I think it’s important to distinguish between doubting God and doubting what one believes about God. While the former can be spiritually destructive (I know, because I’ve been there), the latter enables the believer to encounter God in new and unexpected ways (I’ve been there too.)
The problem with absolute certainty is that it closes one off to the possibility of new revelation. In fact, it negates the need for faith altogether. Rollins writes, “A faith that only exist in the light of victory and certainty is one which really affirms the self while pretending to affirm Christ…Only a genuine faith can embrace doubt, for such a faith does not act because of a self-interested reason (such as fear of hell or desire for heaven) but acts simply because it must.” (34)
With this in mind, I think it’s possible to reconcile the necessity doubting one’s theology with James’ warning that “the one who doubts is like the surf of the sea, driven and tossed by the wind.”
In this passage, James is talking about doubt in the context of praying for wisdom, in the context of action. He says that “if any of you lacks wisdom, let him ask of God, who gives to all generously and without reproach, and it will be given to him. But he must ask in faith without any doubting.”
So James is urging his readers to ask God to give them wisdom for enduring the trials in their lives, with the expectation that God will in fact do so.
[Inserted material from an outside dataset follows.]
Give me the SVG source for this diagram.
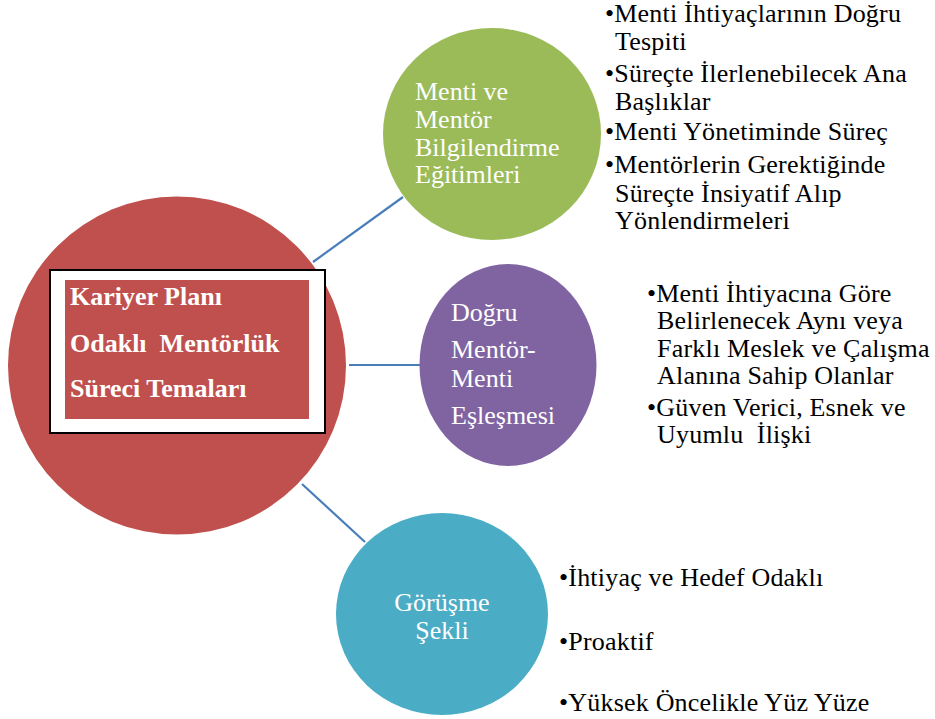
<svg xmlns="http://www.w3.org/2000/svg" width="935" height="719" viewBox="0 0 935 719">
<style>
  .t { font-family: "Liberation Serif", Tinos, "Times New Roman", Times, "Noto Serif", "DejaVu Serif", serif; font-size: 26px; }
  .w { fill: #ffffff; }
  .k { fill: #000000; letter-spacing: 0.2px; }
  .b { font-weight: bold; }
  .pre { white-space: pre; }
  .conn { stroke: #4A7EBB; stroke-width: 2.2; fill: none; }
</style>
<rect width="935" height="719" fill="#ffffff"/>

<g id="connectors">
  <line class="conn" x1="313" y1="262" x2="403" y2="197"/>
  <line class="conn" x1="349" y1="365" x2="420" y2="365"/>
  <line class="conn" x1="302" y1="484" x2="365" y2="542"/>
</g>

<g id="node-center">
  <circle cx="177" cy="365.5" r="169" fill="#C0504D"/>
  <rect x="50" y="270" width="275" height="163" fill="#ffffff" stroke="#000000" stroke-width="2"/>
  <rect x="65" y="280" width="244" height="139" fill="#C0504D"/>
  <text class="t w b" x="70" y="305">Kariyer Planı</text>
  <text class="t w b pre" x="70" y="352" xml:space="preserve">Odaklı  Mentörlük</text>
  <text class="t w b" x="70" y="397">Süreci Temaları</text>
</g>

<g id="node-green">
  <ellipse cx="492" cy="134" rx="109" ry="106" fill="#9BBB59"/>
  <text class="t w" x="415" y="100">Menti ve</text>
  <text class="t w" x="415" y="128">Mentör</text>
  <text class="t w" x="415" y="156">Bilgilendirme</text>
  <text class="t w" x="415" y="183">Eğitimleri</text>
</g>

<g id="list-green">
  <text class="t k" x="605" y="22">•Menti İhtiyaçlarının Doğru</text>
  <text class="t k" x="615" y="50">Tespiti</text>
  <text class="t k" x="605" y="82">•Süreçte İlerlenebilecek Ana</text>
  <text class="t k" x="615" y="110">Başlıklar</text>
  <text class="t k" x="605" y="140">•Menti Yönetiminde Süreç</text>
  <text class="t k" x="605" y="173">•Mentörlerin Gerektiğinde</text>
  <text class="t k" x="615" y="202">Süreçte İnsiyatif Alıp</text>
  <text class="t k" x="615" y="229">Yönlendirmeleri</text>
</g>

<g id="node-purple">
  <ellipse cx="508" cy="365" rx="88.5" ry="101" fill="#8064A2"/>
  <text class="t w" x="451" y="321">Doğru</text>
  <text class="t w" x="451" y="358">Mentör-</text>
  <text class="t w" x="451" y="387">Menti</text>
  <text class="t w" x="451" y="424">Eşleşmesi</text>
</g>

<g id="list-purple">
  <text class="t k" x="647" y="302">•Menti İhtiyacına Göre</text>
  <text class="t k" x="657" y="329">Belirlenecek Aynı veya</text>
  <text class="t k" x="657" y="357">Farklı Meslek ve Çalışma</text>
  <text class="t k" x="657" y="384">Alanına Sahip Olanlar</text>
  <text class="t k" x="647" y="416">•Güven Verici, Esnek ve</text>
  <text class="t k pre" x="657" y="443" xml:space="preserve">Uyumlu  İlişki</text>
</g>

<g id="node-teal">
  <ellipse cx="442" cy="614" rx="106" ry="101" fill="#4BACC6"/>
  <text class="t w" x="442" y="611" text-anchor="middle">Görüşme</text>
  <text class="t w" x="442" y="639" text-anchor="middle">Şekli</text>
</g>

<g id="list-teal">
  <text class="t k" x="559" y="586">•İhtiyaç ve Hedef Odaklı</text>
  <text class="t k" x="559" y="650">•Proaktif</text>
  <text class="t k" x="559" y="711">•Yüksek Öncelikle Yüz Yüze</text>
</g>
</svg>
He is asking them to take a step of faith, to make a commitment to prayer without proof or an absolute guarantee that things will work out. He is asking that they show faith through their actions.
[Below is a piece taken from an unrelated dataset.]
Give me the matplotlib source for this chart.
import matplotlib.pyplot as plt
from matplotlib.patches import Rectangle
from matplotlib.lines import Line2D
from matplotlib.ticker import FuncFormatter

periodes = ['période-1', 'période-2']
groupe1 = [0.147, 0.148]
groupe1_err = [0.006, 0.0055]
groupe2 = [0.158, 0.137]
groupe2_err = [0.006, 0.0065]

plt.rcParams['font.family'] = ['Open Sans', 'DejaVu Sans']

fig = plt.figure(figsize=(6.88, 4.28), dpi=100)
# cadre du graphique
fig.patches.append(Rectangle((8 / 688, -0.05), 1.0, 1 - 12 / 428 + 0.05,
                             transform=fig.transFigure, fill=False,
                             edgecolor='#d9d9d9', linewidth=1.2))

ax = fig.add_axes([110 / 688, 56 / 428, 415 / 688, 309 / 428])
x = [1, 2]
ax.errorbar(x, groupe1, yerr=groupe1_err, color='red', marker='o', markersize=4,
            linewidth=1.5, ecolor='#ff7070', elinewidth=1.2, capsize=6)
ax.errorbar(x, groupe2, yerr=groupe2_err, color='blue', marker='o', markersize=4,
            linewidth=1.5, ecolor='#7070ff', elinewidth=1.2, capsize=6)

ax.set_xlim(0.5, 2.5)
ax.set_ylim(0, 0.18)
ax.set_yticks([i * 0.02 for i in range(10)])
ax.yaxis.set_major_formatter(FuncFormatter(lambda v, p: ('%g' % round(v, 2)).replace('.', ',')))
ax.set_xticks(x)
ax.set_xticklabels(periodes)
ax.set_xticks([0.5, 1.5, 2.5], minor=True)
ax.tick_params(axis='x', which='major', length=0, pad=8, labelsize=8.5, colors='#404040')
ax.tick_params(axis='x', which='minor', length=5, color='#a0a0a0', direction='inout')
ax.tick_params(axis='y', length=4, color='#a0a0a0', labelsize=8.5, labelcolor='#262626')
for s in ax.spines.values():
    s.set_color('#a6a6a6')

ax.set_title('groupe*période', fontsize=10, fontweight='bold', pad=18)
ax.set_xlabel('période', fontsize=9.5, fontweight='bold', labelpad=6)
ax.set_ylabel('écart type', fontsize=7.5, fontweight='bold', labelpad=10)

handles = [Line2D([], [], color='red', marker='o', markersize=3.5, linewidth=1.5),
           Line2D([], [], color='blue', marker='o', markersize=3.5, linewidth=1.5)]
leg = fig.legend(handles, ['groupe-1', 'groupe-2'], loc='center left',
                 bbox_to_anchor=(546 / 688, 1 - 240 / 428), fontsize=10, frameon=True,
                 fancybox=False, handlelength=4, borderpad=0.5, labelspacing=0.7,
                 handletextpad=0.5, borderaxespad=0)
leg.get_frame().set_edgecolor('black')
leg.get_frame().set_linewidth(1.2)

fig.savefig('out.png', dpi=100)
In the end, I would conclude that doubt is not the opposite of faith. Disobedience is the opposite of faith. Furthemore, certainty is not a sign of faith, but a sign of idolatry because certainty requires no faith. What do you think?
One of my favorite poems of all time is Tennyson’s “In Memoriam.” Written over a 17-year period, the lengthy piece describes Tennyson’s struggle with doubt, brought on by the death of a close friend as well as discoveries concerning evolution and science. (I love how the poem addresses doubt from both emotional and intellectual angles.) One of the most quoted lines of the poem is, “there lives more faith in honest doubt, believe me, than in all the creeds.”
However, my favorite lines, the ones that to me best describe the painful experience of doubt (both doubting theology and doubting God Himself), come at the end of the poem. I like that for Tennyson, resolution comes, not from reason or proof or certainty, but from faith.
That which we dare invoke to bless,
Our dearest faith, our ghastliest doubt;
He, They, One, All, within, without,
The power in darkness whom we guess-
I found Him not in world or sun
Or eagle's wing, or insect eye
Nor through the questions men may try
The petty cobwebs we have spun.
If e’eer when faith had fallen asleep
I heard a voice ‘believe no more,’
And heard an ever-breaking shore
That tumble din the godless deep,
A warmth within the breast would melt
The freezing reason’s colder part,
And like a man in wrath the heart
Stood up and answers, ‘ I have felt.’
No, like a child in doubt and fear:
But that blind clamor made me wise;
Then was I as a child that cries,
But crying knows his father near;
And what I am beheld again
What is, and no man understands;
And out of darkness came the hands
That reach through nature, molding men.